Pure function doesn't make sense because you're not implementing math calculations, you're implementing behaviour. -
@Fast-Nop there's nothing wrong with pure functions, they're pretty much always a good thing and trying to make your functions pure doesn't mean you need to have huge towers of abstraction or that you can't deal with raw hardware stuff.
Also using pure functions doesn't mean you have to enforce purity throughout your system. The whole idea is to keep side effects controlled and demarcated, not sprinkled everywhere throughout the code base.
Also, impure functional programming is a thing as well, and quite suited for systems stuff. Not all FP is about building abstraction, sometimes all we do is do pretty much same thing as we would in C but leverage the FP language's much more powerful and expressive type system. -
@RememberMe As soon as you have to deal with OS level stuff like memory barriers, alignment, cache lines, CPU config registers, pipelining, even down to steady electrical levels etc., all of that just goes out of the window. It's real, dirty hardware, the stuff that many CS guys are horribly afraid of exactly because it's no longer nice abstract math.
Sure, if you have something to calculate from some parameters, making it a pure function is nice. It's just that this isn't really often at that level. -
@Fast-Nop I think we're talking about different stuff here. OP wanted to know how to use FP concepts in C. The direct-to-hardware systems programming you're talking about is just one area of systems stuff and is just one thing that C is used for.
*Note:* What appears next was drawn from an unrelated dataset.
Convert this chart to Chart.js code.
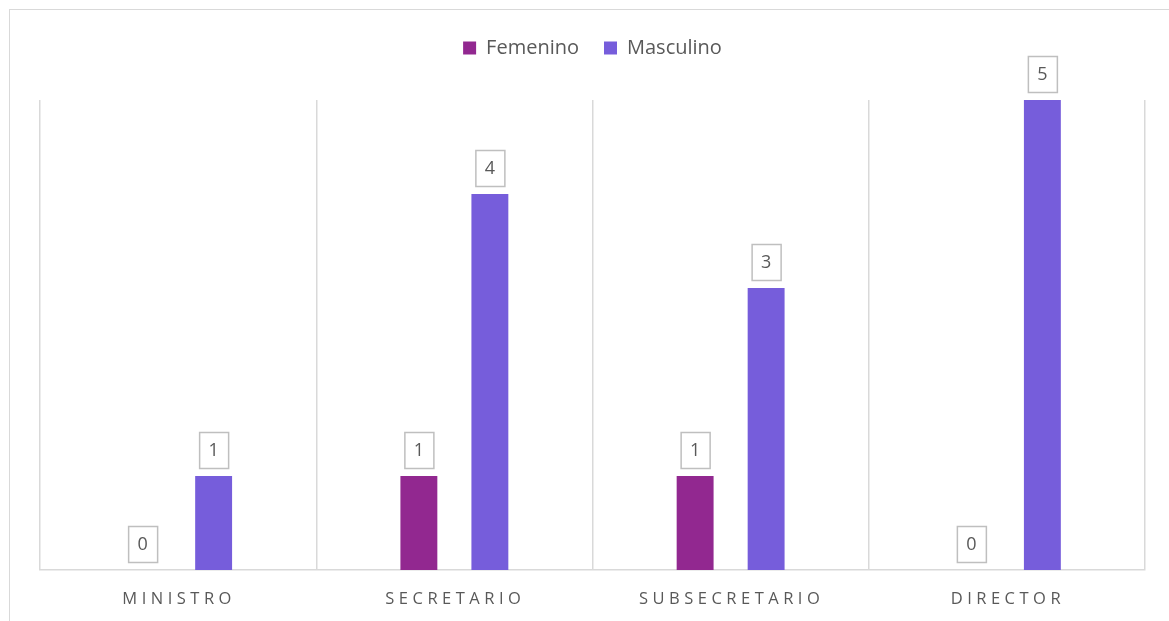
<!DOCTYPE html>
<html>
<head>
<meta charset="utf-8">
<script src="https://cdn.jsdelivr.net/npm/chart.js@4/dist/chart.umd.min.js"></script>
<style>
    html, body { margin: 0; padding: 0; background: #fff; overflow: hidden; }
    #frame {
        position: absolute; left: 9px; top: 9px; width: 1180px; height: 640px;
        border: 1px solid #d9d9d9; box-sizing: border-box;
    }
    #wrap { position: absolute; left: 0; top: 0; width: 1169px; height: 621px; }
</style>
</head>
<body>
<div id="frame"></div>
<div id="wrap"><canvas id="chart"></canvas></div>
<script>
const categories = ['MINISTRO', 'SECRETARIO', 'SUBSECRETARIO', 'DIRECTOR'];
const femenino = [0, 1, 1, 0];
const masculino = [1, 4, 3, 5];

const textColor = '#595959';
const gridColor = '#d9d9d9';

// Extra room under the legend
const legendGap = {
    id: 'legendGap',
    beforeInit(chart) {
        const fit = chart.legend.fit;
        chart.legend.fit = function () {
            fit.bind(chart.legend)();
            this.height += 32;
        };
    }
};

// Boxed value labels above each bar
const valueBoxes = {
    id: 'valueBoxes',
    afterDatasetsDraw(chart) {
        const ctx = chart.ctx;
        ctx.save();
        ctx.font = '18px "Open Sans"';
        ctx.textAlign = 'center';
        ctx.textBaseline = 'middle';
        chart.data.datasets.forEach((ds, i) => {
            chart.getDatasetMeta(i).data.forEach((bar, j) => {
                const w = 29, h = 36;
                const x = bar.x - w / 2;
                const y = bar.y - 8 - h;
                ctx.fillStyle = '#fff';
                ctx.fillRect(x, y, w, h);
                ctx.strokeStyle = '#bfbfbf';
                ctx.lineWidth = 1.5;
                ctx.strokeRect(x + 0.5, y + 0.5, w, h);
                ctx.fillStyle = textColor;
                ctx.fillText(String(ds.data[j]), bar.x, y + h / 2 + 1);
            });
        });
        ctx.restore();
    }
};

// Spaced category labels under the axis
const spacedTicks = {
    id: 'spacedTicks',
    afterDraw(chart) {
        const ctx = chart.ctx;
        const xScale = chart.scales.x;
        ctx.save();
        ctx.font = '16.5px "Open Sans"';
        ctx.letterSpacing = '4.5px';
        ctx.fillStyle = textColor;
        ctx.textAlign = 'center';
        ctx.textBaseline = 'middle';
        categories.forEach((c, i) => {
            ctx.fillText(c, xScale.getPixelForTick(i) + 1, 599);
        });
        ctx.restore();
    }
};

new Chart(document.getElementById('chart').getContext('2d'), {
    type: 'bar',
    data: {
        labels: categories,
        datasets: [{
            label: 'Femenino',
            data: femenino,
            backgroundColor: '#922890'
        }, {
            label: 'Masculino',
            data: masculino,
            backgroundColor: '#765DDB'
        }]
    },
    options: {
        responsive: true,
        maintainAspectRatio: false,
        animation: false,
        categoryPercentage: 0.514,
        barPercentage: 0.52,
        layout: {
            padding: { left: 40, right: 24, top: 13, bottom: 51 }
        },
        scales: {
            x: {
                grid: { offset: true, color: gridColor, lineWidth: 1.5, drawTicks: false },
                border: { color: gridColor, width: 1.5 },
                ticks: { display: false }
            },
            y: {
                display: false,
                min: 0,
                max: 5
            }
        },
        plugins: {
            legend: {
                position: 'top',
                labels: {
                    boxWidth: 13,
                    boxHeight: 13,
                    padding: 25,
                    color: textColor,
                    font: { family: '"Open Sans"', size: 20 }
                }
            },
            tooltip: { enabled: false }
        }
    },
    plugins: [legendGap, valueBoxes, spacedTicks]
});
</script>
</body>
</html>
I'm talking about using FP languages and/or FP-influenced C to implement things like fast DSP algorithms for a sensor driver, which is totally a valid use case, sensitive to hardware details, and has tons of places where you can stick pure functions. -
@RememberMe Yeah with signal processing, that may be. Though e.g. implemention of stuff like IIR filters in FP would seem to be awkward given that you have to work around the filter state while it's straight forward in procedural or OOP.
But OK, working around the language paradigma seems often part of the fun for FP fans anyway.